Survival item #13: Trustworthiness and exact change.

Homemade Halloween Costumes

Today's children have online shopping.

80s Irish children had black bin bags.

Halloween involved creativity, imagination, and whatever materials could be found around the house. Bin liners became vampire capes. Cardboard boxes became robots. Face paint usually ended up everywhere except the face.

The result was gloriously chaotic.

Survival item #8: One black bin bag and a parent's imagination.

The Teapot House Dream

Every child had a favourite toy that seemed magical.

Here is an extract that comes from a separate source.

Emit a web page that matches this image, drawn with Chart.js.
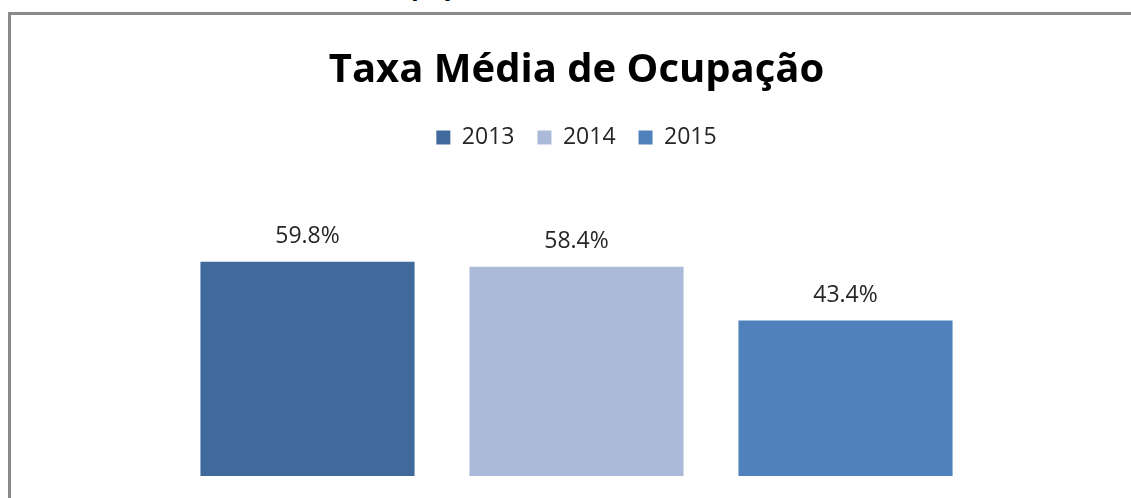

For many, it was the famous teapot playhouse. It wasn't just a toy; it was a miniature world where stories, adventures, and entire imaginary communities could unfold.

Children could spend hours creating dramas far more entertaining than anything on television.

Survival item #9: An imagination capable of turning a toy into an entire universe.

Club Shandy: The Official Drink of Summer

Nothing tasted quite like freedom on a warm Irish day.

Club Shandy was the fuel of birthday parties, family trips, football tournaments, and endless summer evenings spent outdoors until someone shouted your full name from the front door.

One sip instantly transports many Irish people straight back to childhood. Beer, but not...

Survival item #10: A cold can of Club Shandy and nowhere important to be.

The End-of-Night RTE Test Card

Children today have 24-hour television.

80s Irish children had the RTE test card.

Eventually the programmes ended, the national anthem played, and the famous test card appeared. It was the official signal that there was absolutely nothing else worth watching and it was time for bed.

Many Irish adults can still remember staring at it and hoping another programme might magically appear.

It never did.

Survival item #14: Acceptance that television had finished for the day.

The Turf Fire Headquarters

Every Irish childhood had a headquarters.

For many families it was the room with the roaring turf fire.

It was where homework was ignored, where Christmas presents were opened, where Bosco was watched, and where grandparents told stories that seemed impossibly old even then.

The smell of burning turf remains one of the strongest memory triggers for Irish people around the world. One whiff can transport you straight back to a winter evening in the 1980s.

Survival item #15: A warm seat beside the turf fire.

The Real Secret to Surviving an 80s Irish Childhood

Looking back, the greatest survival tool wasn't Bosco, Club Shandy, space hoppers, or even the wooden spoon.

It was freedom.

Children disappeared for hours on bikes, climbed trees, built dens, invented games, and returned home only when hunger or darkness finally won.

The 1980s in Ireland weren't perfect, but they were packed with simple joys, unforgettable characters, and memories that still make us smile today.

If any of these items bring back memories, congratulations—you successfully completed the 80s Irish Childhood Survival Course.